Unlike TAS, which heuristically increases acceptance at the risk of semantic drift, Cactus rigorously enforces a divergence constraint ensuring the generated outputs do not deviate excessively from the verifier’s intended output distribution. The theoretical analysis includes optimality guarantees for the achieved acceptance rate under the divergence budget, generalization to other f-divergences, and establishes suboptimality of cross-entropy constrained variants (as in TAS).
Experimental Results
Empirical evaluation spans multiple open LLM series (Qwen 3, Gemma, DeepSeek R1, LLaMA), diverse benchmarks (GSM8K, IFEval, GPQA), and incorporates both strict-match accuracy and throughput metrics (acceptance length, rejection rate, wall-time speedup). The analysis shows:
- Acceptance Efficiency: Cactus significantly elevates mean accepted token length (AL) compared to SpS (e.g., 7.61 vs. 5.44 on GSM8K with m=20, Qwen 3 14B/0.6B, for δ=1.0), and outperforms or matches TAS, while maintaining lower or equivalent rejection rates.
- Quality-Robustness Tradeoff: Unlike TAS, whose increased acceptance can cause measurable accuracy drops on tasks sensitive to distributional shifts (e.g., GPQA), Cactus preserves and often improves strict-match accuracy, illustrating effective fidelity control.
- Scalability: Cactus generalizes well across model sizes (up to 32B verifier), model architectures, and increasingly capable drafters (with throughput gains scaling as draft model quality improves).
- Wall-Time Speedups: On realistic hardware (A100 GPUs), Cactus approaches 1.9× speedup over baseline decoding and systematically beats SpS and TAS in all tested settings.
The work provides further ablations: comparison with alternative speculative sampling variants (e.g., Mentored, SpecCas, top-δ0 acceptance), analysis of the acceptance-quality frontiers, and large-scale evaluation on Spec-Bench, revealing consistently favorable speedup/quality tradeoffs.
Implications and Future Directions
Cactus advances practical large-scale LLM deployment by making high-fidelity speculative sampling directly accessible without additional model-specific training. Theoretically, the constrained acceptance framework provides a unifying lens for analyzing lossless and lossy acceleration schemes. Practically, Cactus can be immediately integrated into inference engines (e.g., vLLM, HuggingFace Transformers), further accelerating LLM operations in both latency- and throughput-bound deployment scenarios.
The separation of acceptance control from drafter design allows future work to combine Cactus with other hardware- and memory-optimization techniques (FlashAttention, quantization, model distillation). An immediate research avenue is to extend divergence control to more expressive families, incorporate multiple-drafter/multi-verifier cascades, and leverage ensemble effects to enhance reliability.

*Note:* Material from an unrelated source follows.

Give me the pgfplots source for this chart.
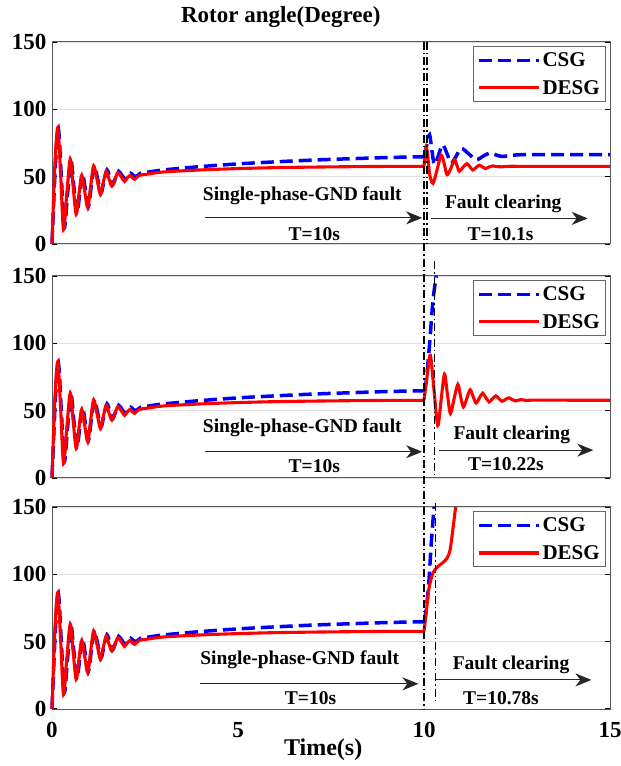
\documentclass[border=0pt]{standalone}
\usepackage{fontspec}
\setmainfont{Liberation Serif}
\usepackage{pgfplots}
\pgfplotsset{compat=1.18}
\usepackage{pgfplotstable}
\usetikzlibrary{arrows.meta}

\pgfplotstableread{
t v
0 0
0.08 60
0.156 86.5
0.235 50
0.31 11
0.40 38
0.49 63
0.57 42
0.65 22
0.725 37
0.80 51
0.88 39
0.96 27
1.04 43
1.12 58
1.21 48
1.30 37
1.38 46
1.46 54
1.535 48
1.61 43
1.69 48
1.77 53
1.86 50
1.95 46.5
2.02 49
2.10 51
2.15 49.5
2.22 48
2.28 49.5
2.35 51
2.45 51.5
2.6 52
3 53.5
4 55
5 56
6 56.7
7 57.1
8 57.4
9 57.6
10 57.7
}\redpre

\pgfplotstableread{
t v
0 0
0.09 58
0.17 86
0.25 50
0.33 12
0.42 38
0.51 62
0.59 42
0.67 23
0.745 37
0.82 52
0.90 40
0.98 28
1.06 44
1.14 58
1.23 48
1.32 38
1.40 47
1.48 55
1.555 49
1.63 44
1.71 49
1.79 54
1.88 51
1.97 48
2.04 50
2.12 52.5
2.18 51
2.25 50
2.31 51
2.38 52.5
2.5 53
3 55
4 57.5
5 59.5
6 61
7 62.3
8 63.3
9 64.2
10 64.8
}\bluepre

\pgfplotstableread{
t v
10 57.7
10.03 66
10.06 72
10.1 66
10.15 52
10.24 45
10.35 55
10.46 66
10.54 60
10.62 51.5
10.72 56
10.82 62.5
10.89 58
10.95 54
11.05 57
11.15 59.6
11.23 57.5
11.31 55
11.40 56.8
11.49 58.5
11.57 57.2
11.65 56
11.75 57.2
11.85 58
11.95 57.5
12.1 57.3
12.3 57.7
13 57.6
15 57.6
}\redpostA

\pgfplotstableread{
t v
10 64.8
10.08 74
10.15 81
10.21 70
10.28 59
10.39 66
10.5 73.7
10.62 67
10.73 60
10.86 65
11.0 71
11.2 67
11.4 62.6
11.58 65
11.76 67.5
11.95 66
12.1 65
12.34 65.8
12.6 66.3
13 66.3
15 66.3
}\bluepostA

\pgfplotstableread{
t v
10 57.7
10.08 75
10.17 91
10.27 65
10.37 39
10.46 58
10.55 77
10.63 62
10.71 48
10.81 59
10.91 69.5
10.98 61
11.06 52.7
11.15 59
11.24 65.5
11.32 60.5
11.40 55.7
11.49 59.5
11.58 63
11.66 59.8
11.75 56.5
11.84 58.8
11.93 61
12.01 59
12.1 57
12.19 58.3
12.28 59.5
12.37 58.2
12.46 57.2
12.6 58.2
12.75 57.6
13 57.8
15 57.7
}\redpostB

\pgfplotstableread{
t v
10 64.8
10.06 72
10.15 99.5
10.24 131.5
10.33 150
}\bluepostB

\pgfplotstableread{
t v
10 57.7
10.06 71.4
10.13 89
10.24 101
10.37 105.7
10.5 108.5
10.62 112
10.7 118
10.77 132
10.85 150
}\redpostC

\pgfplotstableread{
t v
10 64.4
10.06 74
10.13 94
10.19 121
10.27 150
}\bluepostC

\pgfplotsset{
  panel/.style={
    scale only axis, width=558pt, height=202pt,
    xmin=0, xmax=15, ymin=0, ymax=150,
    ytick={0,50,100,150}, xtick={0,5,10,15},
    ymajorgrids, grid style={black!12, line width=0.8pt},
    axis line style={black!65, line width=1pt},
    tick style={black, line width=1.2pt}, major tick length=5pt,
    tick align=inside, xtick style={draw=none},
    clip=false,
    ticklabel style={font=\fontsize{23}{25}\selectfont\bfseries},
    yticklabel style={xshift=-2pt},
    /pgf/number format/assume math mode=true,
    legend style={at={(0.993,0.978)}, anchor=north east, draw=black!60,
      line width=0.8pt, fill=white, font=\fontsize{21}{23}\selectfont\bfseries,
      inner sep=4pt, row sep=8pt, cells={anchor=west}},
    legend image code/.code={\draw[##1] (0pt,0pt) -- (60pt,0pt);},
  },
  csg/.style={blue, line width=3.5pt, dash pattern=on 13pt off 6pt, smooth, tension=0.5},
  desg/.style={red, line width=3.1pt, smooth, tension=0.5},
}
\tikzset{
  arr/.style={black!85, line width=1.1pt, -{Stealth[length=16pt,width=13pt,inset=5pt]}},
  ann/.style={font=\fontsize{19.5}{22}\selectfont\bfseries},
  vl/.style={black, line width=1.4pt, dash pattern=on 8pt off 3pt on 1.5pt off 3pt},
}

\begin{document}
\begin{tikzpicture}
\path[use as bounding box] (-52pt,-57pt) rectangle (569pt,709pt);

% Panel 1
\begin{axis}[panel, at={(0pt,465pt)}, xticklabels={},
  title={Rotor angle(Degree)},
  title style={at={(0.41,1)}, anchor=center, yshift=19pt, font=\fontsize{23}{25}\selectfont\bfseries}]
\addplot[csg] table {\bluepre};
\addlegendentry{CSG}
\addplot[desg] table {\redpre};
\addlegendentry{DESG}
\addplot[csg, forget plot] table {\bluepostA};
\addplot[desg, forget plot] table {\redpostA};
\node[ann] at (axis cs:6.73,35.5) {Single-phase-GND fault};
\draw[arr] (axis cs:4.1,19.4) -- (axis cs:9.95,19.4);
\node[ann] at (axis cs:7.05,7.4) {T=10s};
\node[ann] at (axis cs:12.13,30) {Fault clearing};
\draw[arr] (axis cs:10.19,19) -- (axis cs:14.4,19);
\node[ann] at (axis cs:12.06,7) {T=10.1s};
\draw[vl] (axis cs:10.08,150) -- (axis cs:10.08,0);
\coordinate (topten) at (axis cs:10,150);
\end{axis}

% Panel 2
\begin{axis}[panel, at={(0pt,231pt)}, xticklabels={}]
\addplot[csg] table {\bluepre};
\addlegendentry{CSG}
\addplot[desg] table {\redpre};
\addlegendentry{DESG}
\addplot[csg, forget plot] table {\bluepostB};
\addplot[desg, forget plot] table {\redpostB};
\node[ann] at (axis cs:6.73,37) {Single-phase-GND fault};
\draw[arr] (axis cs:4.1,19.5) -- (axis cs:9.95,19.5);
\node[ann] at (axis cs:7.05,9) {T=10s};
\node[ann] at (axis cs:12.36,31.8) {Fault clearing};
\draw[arr] (axis cs:10.4,20.7) -- (axis cs:14.55,20.7);
\node[ann] at (axis cs:12.2,10.5) {T=10.22s};
\draw[vl] (axis cs:10.28,161) -- (axis cs:10.28,3);
\end{axis}

% Panel 3
\begin{axis}[panel, at={(0pt,0pt)},
  xticklabel style={yshift=-10pt},
  xlabel={Time(s)},
  xlabel style={at={(0.486,0)}, anchor=center, yshift=-41pt, font=\fontsize{24}{26}\selectfont\bfseries}]
\addplot[csg] table {\bluepre};
\addlegendentry{CSG}
\addplot[desg] table {\redpre};
\addlegendentry{DESG}
\addplot[csg, forget plot] table {\bluepostC};
\addplot[desg, forget plot] table {\redpostC};
\node[ann] at (axis cs:6.66,36.6) {Single-phase-GND fault};
\draw[arr] (axis cs:3.97,18.7) -- (axis cs:9.85,18.7);
\node[ann] at (axis cs:6.95,8.2) {T=10s};
\node[ann] at (axis cs:12.34,32.8) {Fault clearing};
\draw[arr] (axis cs:10.33,21.6) -- (axis cs:14.5,21.6);
\node[ann] at (axis cs:12.07,8) {T=10.78s};
\draw[vl] (axis cs:10.31,153) -- (axis cs:10.31,5);
\coordinate (botten) at (axis cs:10,0);
\end{axis}

\draw[vl] (topten) -- (botten);
\end{tikzpicture}
\end{document}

The empirical utility of Cactus for applications demanding both speed and strict adherence to verifier semantics (e.g., clinical text generation, legal analysis, code synthesis) is significant. As LLM scaling laws continue to drive model size and cost upwards, flexible, robust speculative sampling will become increasingly critical for sustainable, high-performance AI inference.
Conclusion
Cactus introduces a theoretically sound, training-free method to improve speculative sampling for LLM auto-regressive decoding. The method increases acceptance rate and decoding throughput by appropriately relaxing strict distributional matching, under explicit divergence constraints, thereby reconciling output fidelity with efficiency. Experimentally, Cactus achieves state-of-the-art throughput/quality trade-offs across models, tasks, and hardware settings. This work sets a rigorous foundation for future research and development in efficient, scalable LLM deployment.